MATERIALS PROVIDED:
##############################

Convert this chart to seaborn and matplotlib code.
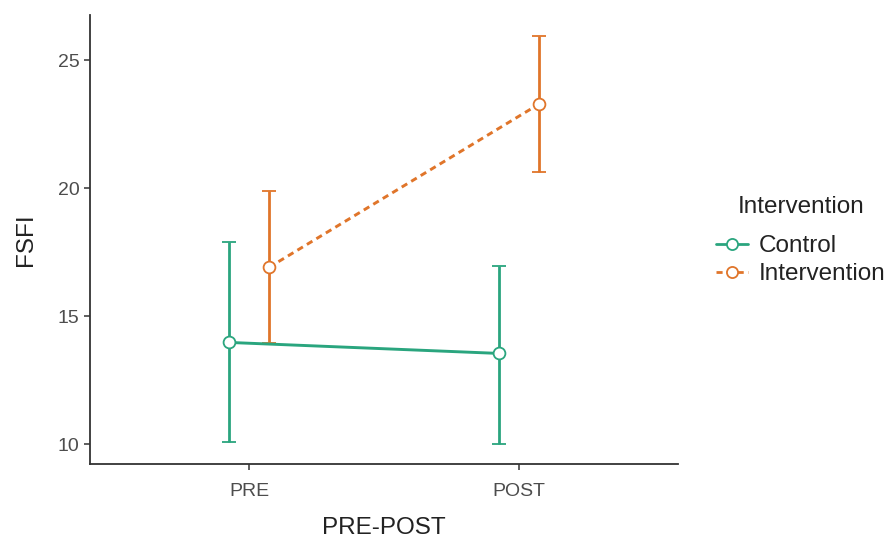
import matplotlib
matplotlib.use("Agg")
import matplotlib.pyplot as plt
from matplotlib.lines import Line2D
import seaborn as sns
import pandas as pd
import numpy as np

# ---- data ----
periods = ["PRE", "POST"]
groups = ["Control", "Intervention"]
control_mean = [13.97, 13.54]
control_low = [10.09, 9.99]
control_high = [17.90, 16.96]
intervention_mean = [16.90, 23.28]
intervention_low = [13.93, 20.61]
intervention_high = [19.89, 25.95]
y_ticks = [10, 15, 20, 25]

colors = {"Control": "#2aa57e", "Intervention": "#e0752a"}
dodge = {"Control": -0.074, "Intervention": 0.074}

rows = []
for g, m, lo, hi in [("Control", control_mean, control_low, control_high),
                     ("Intervention", intervention_mean, intervention_low, intervention_high)]:
    for i, p in enumerate(periods):
        rows.append({"group": g, "period": p, "xpos": i + dodge[g],
                     "mean": m[i], "low": lo[i], "high": hi[i]})
df = pd.DataFrame(rows)

sns.set_theme(style="ticks")
plt.rcParams["font.family"] = ["Liberation Sans", "DejaVu Sans"]

fig = plt.figure(figsize=(8.96, 5.38), dpi=100)
ax = fig.add_axes([0.1004, 0.1375, 0.6563, 0.8346])

# error bars (beneath lines/points)
for g in groups:
    d = df[df.group == g]
    ax.errorbar(d["xpos"], d["mean"],
                yerr=[d["mean"] - d["low"], d["high"] - d["mean"]],
                fmt="none", color=colors[g], ecolor=colors[g], elinewidth=2.0,
                capsize=5, capthick=2.0, zorder=1.5)

sns.lineplot(data=df, x="xpos", y="mean", hue="group", style="group",
             hue_order=groups, style_order=groups, palette=colors,
             dashes={"Control": "", "Intervention": (2.2, 1.6)},
             markers={"Control": "o", "Intervention": "o"},
             markersize=8.5, linewidth=2.1, legend=False, ax=ax, zorder=2,
             sort=True, estimator=None)

for line in ax.lines:
    c = line.get_color()
    line.set_markerfacecolor("white")
    line.set_markeredgecolor(c)
    line.set_markeredgewidth(1.3)

ax.set_xlim(-0.589, 1.589)
ax.set_ylim(9.22, 26.76)
ax.set_xticks(range(len(periods)))
ax.set_xticklabels(periods)
ax.set_yticks(y_ticks)
ax.set_xlabel("PRE-POST", fontsize=17.5, color="#222222", labelpad=12)
ax.set_ylabel("FSFI", fontsize=17.5, color="#222222", labelpad=15)
ax.tick_params(axis="both", labelsize=14, labelcolor="#4d4d4d",
               color="#333333", length=4, width=1.1)
ax.tick_params(axis="x", pad=10)
for s in ["top", "right"]:
    ax.spines[s].set_visible(False)
for s in ["left", "bottom"]:
    ax.spines[s].set_color("#333333")
    ax.spines[s].set_linewidth(1.3)
ax.grid(False)

# legend
fig.text(738 / 896, 1 - 207 / 538, "Intervention", fontsize=17.5,
         color="#222222", ha="left", va="center")
handles = [
    Line2D([], [], color=colors["Control"], lw=2.0, ls="-", marker="o",
           markersize=8, markerfacecolor="white",
           markeredgecolor=colors["Control"], markeredgewidth=1.3),
    Line2D([], [], color=colors["Intervention"], lw=2.0, ls=(0, (2.2, 1.6)),
           marker="o", markersize=8, markerfacecolor="white",
           markeredgecolor=colors["Intervention"], markeredgewidth=1.3),
]
fig.legend(handles, groups, loc="upper left",
           bbox_to_anchor=(716 / 896, 1 - 235 / 538), frameon=False,
           fontsize=17.5, borderpad=0, borderaxespad=0, handlelength=1.3,
           handletextpad=0.45, labelspacing=0.25,
           labelcolor="#222222")

fig.savefig("out.png", dpi=100)
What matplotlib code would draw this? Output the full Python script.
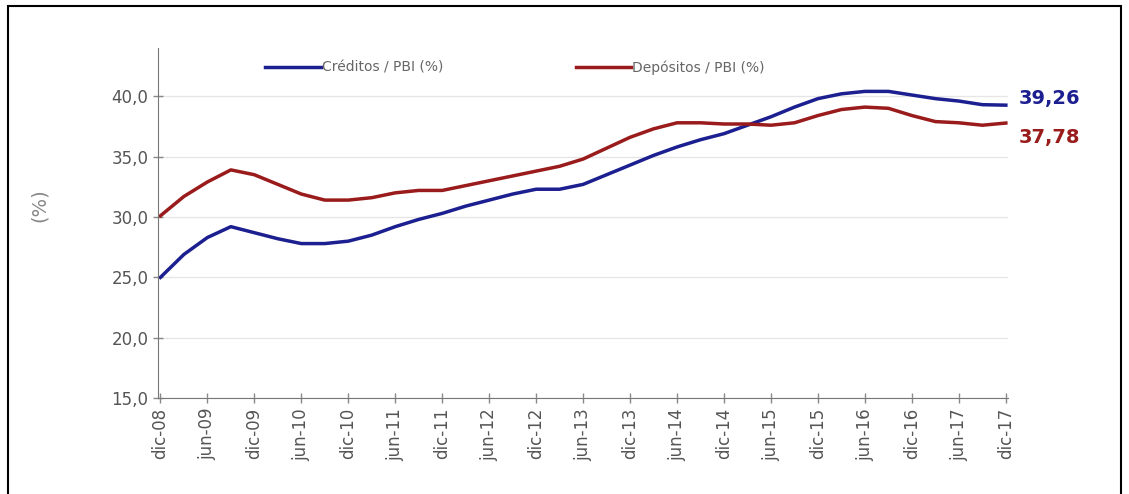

##############################

TASK INSTRUCTIONS:
Pictures are excluded; repeat every record exactly.

ANSWER BELOW:
Convert this chart to seaborn and matplotlib code.
import matplotlib
matplotlib.use("Agg")
import matplotlib.pyplot as plt
from matplotlib.lines import Line2D
import seaborn as sns
import pandas as pd
import numpy as np

# ---- data ----
periods = ["PRE", "POST"]
groups = ["Control", "Intervention"]
control_mean = [13.97, 13.54]
control_low = [10.09, 9.99]
control_high = [17.90, 16.96]
intervention_mean = [16.90, 23.28]
intervention_low = [13.93, 20.61]
intervention_high = [19.89, 25.95]
y_ticks = [10, 15, 20, 25]

colors = {"Control": "#2aa57e", "Intervention": "#e0752a"}
dodge = {"Control": -0.074, "Intervention": 0.074}

rows = []
for g, m, lo, hi in [("Control", control_mean, control_low, control_high),
                     ("Intervention", intervention_mean, intervention_low, intervention_high)]:
    for i, p in enumerate(periods):
        rows.append({"group": g, "period": p, "xpos": i + dodge[g],
                     "mean": m[i], "low": lo[i], "high": hi[i]})
df = pd.DataFrame(rows)

sns.set_theme(style="ticks")
plt.rcParams["font.family"] = ["Liberation Sans", "DejaVu Sans"]

fig = plt.figure(figsize=(8.96, 5.38), dpi=100)
ax = fig.add_axes([0.1004, 0.1375, 0.6563, 0.8346])

# error bars (beneath lines/points)
for g in groups:
    d = df[df.group == g]
    ax.errorbar(d["xpos"], d["mean"],
                yerr=[d["mean"] - d["low"], d["high"] - d["mean"]],
                fmt="none", color=colors[g], ecolor=colors[g], elinewidth=2.0,
                capsize=5, capthick=2.0, zorder=1.5)

sns.lineplot(data=df, x="xpos", y="mean", hue="group", style="group",
             hue_order=groups, style_order=groups, palette=colors,
             dashes={"Control": "", "Intervention": (2.2, 1.6)},
             markers={"Control": "o", "Intervention": "o"},
             markersize=8.5, linewidth=2.1, legend=False, ax=ax, zorder=2,
             sort=True, estimator=None)

for line in ax.lines:
    c = line.get_color()
    line.set_markerfacecolor("white")
    line.set_markeredgecolor(c)
    line.set_markeredgewidth(1.3)

ax.set_xlim(-0.589, 1.589)
ax.set_ylim(9.22, 26.76)
ax.set_xticks(range(len(periods)))
ax.set_xticklabels(periods)
ax.set_yticks(y_ticks)
ax.set_xlabel("PRE-POST", fontsize=17.5, color="#222222", labelpad=12)
ax.set_ylabel("FSFI", fontsize=17.5, color="#222222", labelpad=15)
ax.tick_params(axis="both", labelsize=14, labelcolor="#4d4d4d",
               color="#333333", length=4, width=1.1)
ax.tick_params(axis="x", pad=10)
for s in ["top", "right"]:
    ax.spines[s].set_visible(False)
for s in ["left", "bottom"]:
    ax.spines[s].set_color("#333333")
    ax.spines[s].set_linewidth(1.3)
ax.grid(False)

# legend
fig.text(738 / 896, 1 - 207 / 538, "Intervention", fontsize=17.5,
         color="#222222", ha="left", va="center")
handles = [
    Line2D([], [], color=colors["Control"], lw=2.0, ls="-", marker="o",
           markersize=8, markerfacecolor="white",
           markeredgecolor=colors["Control"], markeredgewidth=1.3),
    Line2D([], [], color=colors["Intervention"], lw=2.0, ls=(0, (2.2, 1.6)),
           marker="o", markersize=8, markerfacecolor="white",
           markeredgecolor=colors["Intervention"], markeredgewidth=1.3),
]
fig.legend(handles, groups, loc="upper left",
           bbox_to_anchor=(716 / 896, 1 - 235 / 538), frameon=False,
           fontsize=17.5, borderpad=0, borderaxespad=0, handlelength=1.3,
           handletextpad=0.45, labelspacing=0.25,
           labelcolor="#222222")

fig.savefig("out.png", dpi=100)
What matplotlib code would draw this? Output the full Python script.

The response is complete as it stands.